Saturday, November 6, 2010

E-Wars: The Digital Revolution Rolls On

US NEWS AND WORLD REPORT will discontinue its print edition for subscribers as of December 2010. Apparently the print version will still be available in news stands. The announcement is another indication that everything print is going digital, that is 'e.' Print is losing ground for so many reasons they are difficult to list, but here are a few: loss of advertisers, increased cost of print and distribution, shrinking subscriber base, preference for more dynamic eEditions. How long the whole concept of a general news magazine, or newspaper, even 'e' versions, will last is anyone's guess, but my gut tells me not very long in historical terms.
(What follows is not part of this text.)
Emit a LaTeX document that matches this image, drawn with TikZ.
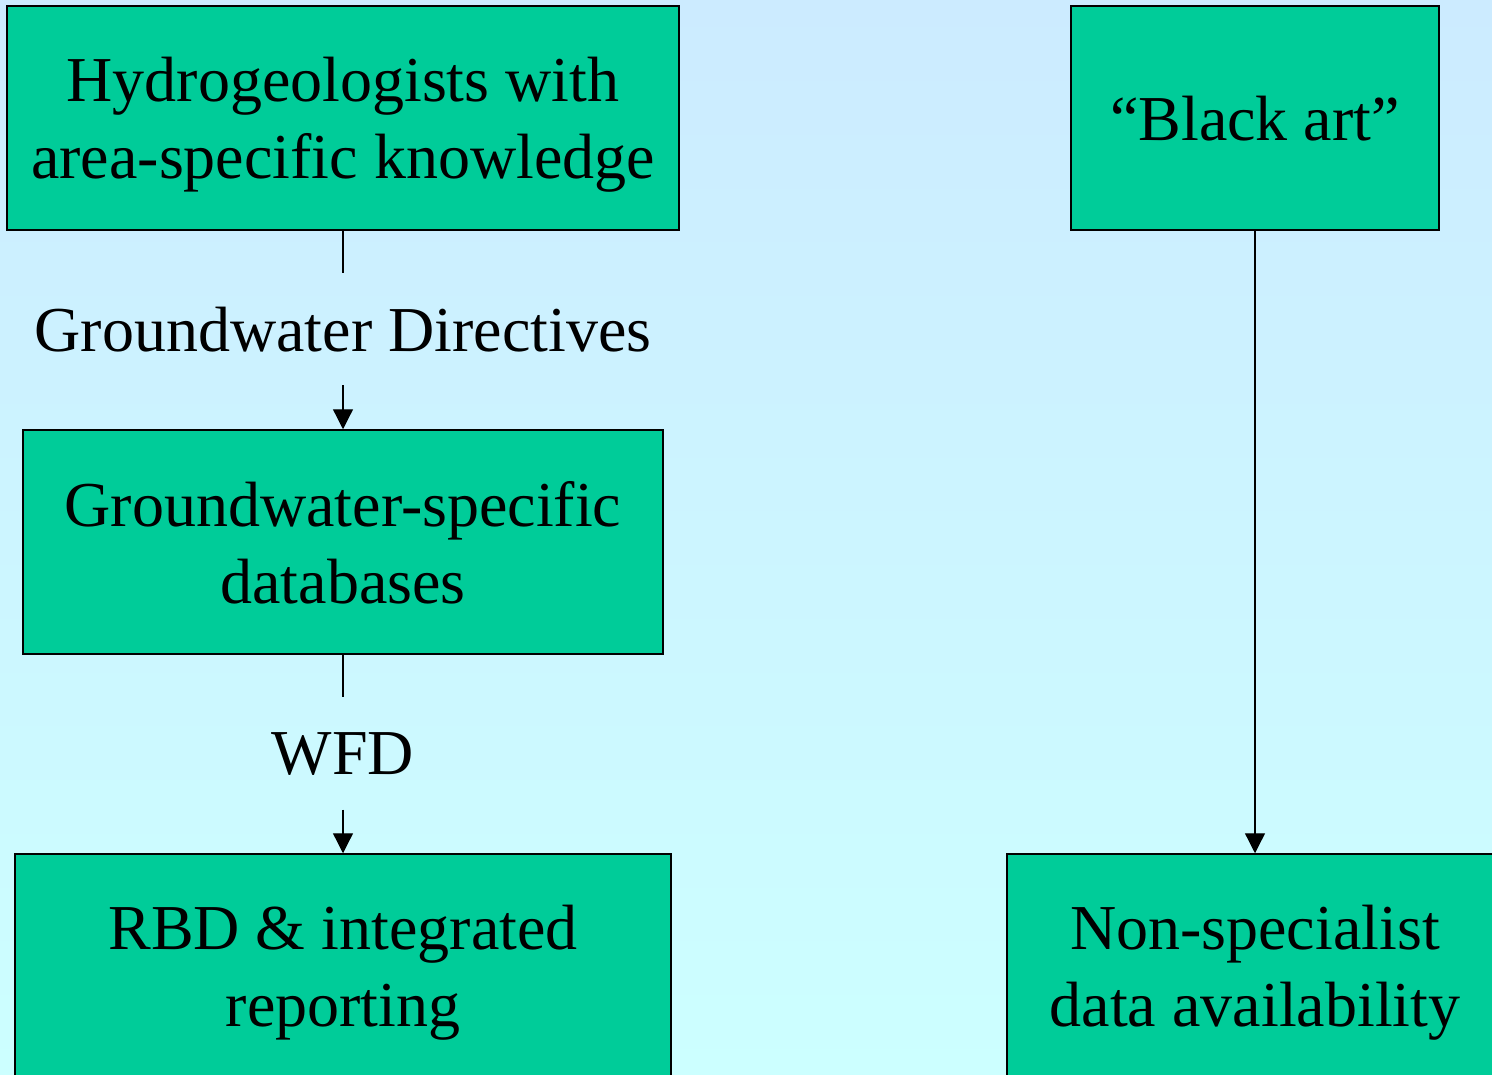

Print editions of everything are suffering for all of the above reasons, and because people are discovering how nice eReaders are. How many times have you heard someone say recently: "I love books, the feel of the paper and turning the page, then I got a (kindle, nook, kobo, fill in your favorite) as a gift and I love it!" Even die hard book fanatics are embracing the eReaders.

So now you can get USN&WR for your iPad, but unfortunately it will not be available in doctor's waiting rooms. There, and in similar venues, you will only be able to access six to twelve month old issues.

Tradition wins out.


  1. It's amazing how quicking the new eReaders are taking off. As they get more affordable more people are trying them out and loving them. It'll be interesting to see what happens to print books in 5, 10 years.

  2. The changes are coming so fast. What once looked like evolution is more like revolution. One has only to look around to see lots of older folks poring over e-readers (a group one might think would be most resistant) And magazines---the other day in B&N, I hardly recognized Rolling Stone. Newsweek the same. Neither may be long for this world. Has there ever been a time when change occurred this rapidly?

  3. Thanks for the comments, Kathy and Melba.

    At GLVWG's Writers Cafe in Borders about six months ago I opined that we are at the knee of the curve and when the change comes it will happen rapidly. Now I think we are in the knee and we haven't seen anything yet. I think the trend will accelerate and in a year or eighteen months the publishing landscape will look very different.